Written instruction —
Copy exactly the lines that run from the top of the listing to the line containing "7.103, 7.103, 7.100];", both ends included, and omit the pictures.

# # # # # # #

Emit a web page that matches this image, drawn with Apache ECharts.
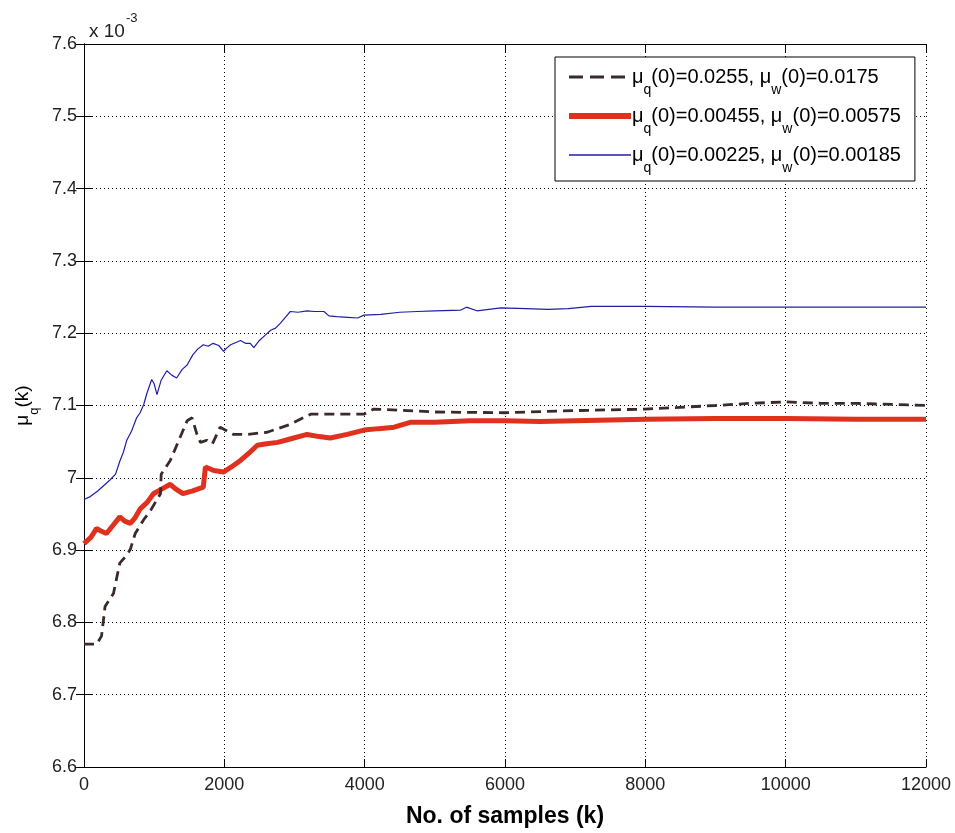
<!DOCTYPE html>
<html>
<head>
<meta charset="utf-8">
<script src="https://cdn.jsdelivr.net/npm/echarts@6/dist/echarts.min.js"></script>
<style>html,body{margin:0;padding:0;background:#fff}#c{width:955px;height:833px}</style>
</head>
<body>
<div id="c"></div>
<script>
// Values in units of 1e-3
const xTicks = [0, 2000, 4000, 6000, 8000, 10000, 12000];
const yTicks = [6.6, 6.7, 6.8, 6.9, 7.0, 7.1, 7.2, 7.3, 7.4, 7.5, 7.6];

const blackK = [0, 180, 250, 300, 420, 510, 600, 660, 730, 850, 950, 1090, 1100, 1230, 1370, 1470, 1540, 1610, 1660, 1750, 1830, 1940, 2130, 2320, 2610, 2940, 3230, 3700, 3990, 4130, 4610, 5000, 6000, 7000, 8000, 9000, 9500, 10000, 10500, 11000, 12000];
const blackV = [6.770, 6.770, 6.781, 6.822, 6.840, 6.882, 6.892, 6.901, 6.923, 6.942, 6.955, 6.978, 7.005, 7.024, 7.056, 7.079, 7.083, 7.060, 7.049, 7.052, 7.047, 7.070, 7.060, 7.060, 7.063, 7.074, 7.088, 7.088, 7.088, 7.095, 7.093, 7.091, 7.090, 7.093, 7.095, 7.100, 7.103, 7.105, 7.103, 7.103, 7.100];

const redK = [0, 100, 180, 250, 320, 420, 510, 580, 660, 730, 800, 900, 990, 1100, 1230, 1300, 1410, 1550, 1700, 1730, 1850, 1990, 2100, 2230, 2350, 2470, 2600, 2760, 2950, 3180, 3350, 3510, 3750, 3990, 4200, 4420, 4660, 5000, 5500, 6000, 6500, 7000, 8000, 9000, 10000, 11000, 12000];
const redV = [6.909, 6.918, 6.930, 6.926, 6.923, 6.935, 6.946, 6.940, 6.937, 6.945, 6.957, 6.966, 6.978, 6.984, 6.991, 6.985, 6.978, 6.982, 6.987, 7.015, 7.010, 7.008, 7.015, 7.024, 7.034, 7.045, 7.047, 7.049, 7.054, 7.060, 7.057, 7.055, 7.060, 7.066, 7.068, 7.070, 7.077, 7.077, 7.079, 7.079, 7.078, 7.079, 7.081, 7.082, 7.082, 7.081, 7.081];

const blueK = [0, 90, 200, 370, 450, 514, 560, 610, 680, 750, 800, 850, 900, 965, 1000, 1040, 1100, 1180, 1250, 1320, 1400, 1470, 1550, 1620, 1700, 1770, 1840, 1920, 1990, 2040, 2090, 2230, 2300, 2370, 2420, 2500, 2580, 2660, 2730, 2800, 2870, 2940, 3050, 3180, 3280, 3420, 3490, 3600, 3760, 3900, 3990, 4230, 4500, 4750, 5000, 5370, 5450, 5600, 5940, 6300, 6610, 6900, 7230, 8000, 9000, 10000, 11000, 12000];
const blueV = [6.970, 6.974, 6.982, 6.997, 7.005, 7.024, 7.035, 7.052, 7.065, 7.083, 7.090, 7.101, 7.118, 7.136, 7.130, 7.115, 7.135, 7.148, 7.142, 7.138, 7.150, 7.156, 7.170, 7.178, 7.184, 7.182, 7.186, 7.183, 7.175, 7.180, 7.184, 7.190, 7.186, 7.186, 7.180, 7.190, 7.197, 7.204, 7.207, 7.214, 7.222, 7.230, 7.229, 7.231, 7.230, 7.230, 7.224, 7.223, 7.222, 7.221, 7.225, 7.226, 7.229, 7.230, 7.231, 7.232, 7.236, 7.231, 7.235, 7.234, 7.233, 7.234, 7.237, 7.237, 7.236, 7.236, 7.236, 7.236];

const seriesNames = ['black', 'red', 'blue'];
const legendLabels = {
  black: ['0.0255', '0.0175'],
  red: ['0.00455', '0.00575'],
  blue: ['0.00225', '0.00185']
};

const zip = (a, b) => a.map((k, i) => [k, b[i]]);
const FONT = '"Liberation Sans", Arial, sans-serif';

const chart = echarts.init(document.getElementById('c'), null, {renderer: 'canvas'});

const subRich = {
  t: {fontFamily: FONT, fontSize: 20, color: '#000'},
  s: {fontFamily: FONT, fontSize: 14, color: '#000', verticalAlign: 'bottom', padding: [0, 0, -10, 0]}
};

const axisCommon = {
  axisLine: {show: true, lineStyle: {color: '#000', width: 1}},
  axisTick: {show: true, inside: true, length: 8, lineStyle: {color: '#000'}},
};

const colors = {black: '#3a2b2b', red: '#e0301e', blue: '#1f1fa6'};
const legendLine = {
  black: {color: colors.black, width: 2.8, type: [14, 7]},
  red: {color: colors.red, width: 6, type: 'solid'},
  blue: {color: colors.blue, width: 1.3, type: 'solid'}
};

chart.setOption({
  animation: false,
  backgroundColor: '#fff',
  title: {
    text: '{a|x 10}{b|-3}',
    left: 84, top: 17,
    textStyle: {
      fontWeight: 'normal',
      rich: {
        a: {fontFamily: FONT, fontSize: 19, color: '#222', fontWeight: 'normal'},
        b: {fontFamily: FONT, fontSize: 13, color: '#222', fontWeight: 'normal', verticalAlign: 'top', padding: [-10, 0, 0, 1]}
      }
    }
  },
  grid: {left: 84, right: 29, top: 44, bottom: 61, containLabel: false},
  legend: {
    show: true,
    orient: 'vertical',
    left: 555, top: 57,
    backgroundColor: '#fff',
    borderColor: '#000', borderWidth: 1,
    padding: [10, 14, 6, 11],
    itemGap: 9,
    itemWidth: 62, itemHeight: 14,
    itemStyle: {opacity: 0},
    data: seriesNames.map(n => ({name: n, lineStyle: legendLine[n], itemStyle: {opacity: 0}})),
    formatter: (name) => {
      const v = legendLabels[name];
      return '{t|μ}{s|q}{t|(0)=' + v[0] + ', μ}{s|w}{t|(0)=' + v[1] + '}';
    },
    textStyle: {fontFamily: FONT, fontSize: 20, color: '#000', padding: [0, 0, 0, -4], rich: subRich}
  },
  xAxis: [{
    type: 'value', min: 0, max: 12000, interval: 2000,
    ...axisCommon,
    axisLabel: {fontFamily: FONT, fontSize: 18, color: '#222', margin: 9, formatter: (v) => String(v)},
    splitLine: {show: true, lineStyle: {color: '#000', type: [1, 3], width: 1}},
    name: 'No. of samples (k)', nameLocation: 'middle', nameGap: 38,
    nameTextStyle: {fontFamily: FONT, fontSize: 23, fontWeight: 'bold', color: '#000'}
  }, {
    type: 'value', min: 0, max: 12000, interval: 2000, position: 'top',
    ...axisCommon, axisLabel: {show: false}, splitLine: {show: false}
  }],
  yAxis: [{
    type: 'value', min: 6.6, max: 7.6, interval: 0.1,
    ...axisCommon,
    axisLabel: {fontFamily: FONT, fontSize: 18, color: '#222', margin: 7,
      formatter: (v) => { const r = Math.round(v * 10) / 10; return r === 7 ? '7' : r.toFixed(1); }},
    splitLine: {show: true, lineStyle: {color: '#000', type: [1, 3], width: 1}},
    name: '{t|μ}{s|q}{t|(k)}', nameLocation: 'middle', nameGap: 50, nameRotate: 90,
    nameTextStyle: {rich: {
      t: {fontFamily: FONT, fontSize: 19, color: '#000'},
      s: {fontFamily: FONT, fontSize: 13, color: '#000', verticalAlign: 'bottom', padding: [0, 0, -9, 0]}
    }}
  }, {
    type: 'value', min: 6.6, max: 7.6, interval: 0.1, position: 'right',
    ...axisCommon, axisLabel: {show: false}, splitLine: {show: false}
  }],
  series: [
    {name: 'black', type: 'line', data: zip(blackK, blackV), symbol: 'none', z: 3,
     lineStyle: {color: colors.black, width: 2.8, type: [10, 6]}, itemStyle: {color: colors.black}},
    {name: 'red', type: 'line', data: zip(redK, redV), symbol: 'none', z: 2,
     lineStyle: {color: colors.red, width: 5}, itemStyle: {color: colors.red}},
    {name: 'blue', type: 'line', data: zip(blueK, blueV), symbol: 'none', z: 4,
     lineStyle: {color: colors.blue, width: 1.2}, itemStyle: {color: colors.blue}}
  ]
});
</script>
</body>
</html>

# # # # # # #

Exercise answer —
Emit a web page that matches this image, drawn with Apache ECharts.
<!DOCTYPE html>
<html>
<head>
<meta charset="utf-8">
<script src="https://cdn.jsdelivr.net/npm/echarts@6/dist/echarts.min.js"></script>
<style>html,body{margin:0;padding:0;background:#fff}#c{width:955px;height:833px}</style>
</head>
<body>
<div id="c"></div>
<script>
// Values in units of 1e-3
const xTicks = [0, 2000, 4000, 6000, 8000, 10000, 12000];
const yTicks = [6.6, 6.7, 6.8, 6.9, 7.0, 7.1, 7.2, 7.3, 7.4, 7.5, 7.6];

const blackK = [0, 180, 250, 300, 420, 510, 600, 660, 730, 850, 950, 1090, 1100, 1230, 1370, 1470, 1540, 1610, 1660, 1750, 1830, 1940, 2130, 2320, 2610, 2940, 3230, 3700, 3990, 4130, 4610, 5000, 6000, 7000, 8000, 9000, 9500, 10000, 10500, 11000, 12000];
const blackV = [6.770, 6.770, 6.781, 6.822, 6.840, 6.882, 6.892, 6.901, 6.923, 6.942, 6.955, 6.978, 7.005, 7.024, 7.056, 7.079, 7.083, 7.060, 7.049, 7.052, 7.047, 7.070, 7.060, 7.060, 7.063, 7.074, 7.088, 7.088, 7.088, 7.095, 7.093, 7.091, 7.090, 7.093, 7.095, 7.100, 7.103, 7.105, 7.103, 7.103, 7.100];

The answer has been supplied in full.